Griffith, who was nominated for an Oscar in 1989 for her performance in the women-in-the-workplace empowerment classic Working Girl, cites Zoe Cassavetes, the director of her latest film, as one example.
Day Out of Days sheds light on what it really takes to survive in Tinseltown. Griffith plays an unstable mother/momager to 40-year-old actress/former in-demand starlet Mia Roarke (Alexia Landeau), and emphasizes that the film rightly shows the less-than-glamorous side of the business.
“People should know it’s really f—ing hard,” she says. “It’s tough, it’s not glamorous like it’s portrayed. Some of it is glamorous, but honestly, unless you can really enjoy your work, it’s too tough. The payback is being able to play and do your job and have fun with it because otherwise it’s just too brutal, there’s too much judgment and criticism, opinions, it’s just brutal.”
[From People]
The title of the film Melanie mentioned, Day out of Days, is the term for an industry practice in which there’s a chart made for a film before it’s shot which adds up “the number of paid days for each cast member.” It’s part of how a film’s budget is made. Day out of Days is available on demand and you can see the trailer here. It’s about a 40 year-old actress, played by Alexia Landeau, who isn’t getting roles and is disillusioned with her career. Melanie plays the mom. It looks really depressing to me, but maybe that’s the point.

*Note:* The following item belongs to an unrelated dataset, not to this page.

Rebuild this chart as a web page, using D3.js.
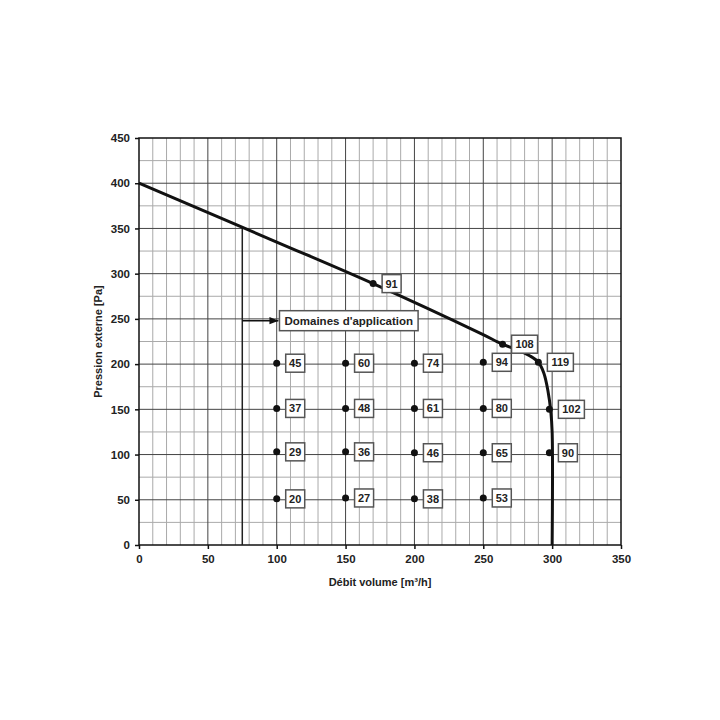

Last December, Melanie responded to meanies on Instagram by saying “I’m 58. And I’m in Hawaii Five O playing Scott Caan’s Mom. Go ahead… Say some more mean things.” So she’s working still, she’s just not as busy as she used to be and she probably misses it. I wish there were more roles for women and especially older women, because that would mean that more of their stories, our stories, would be getting told.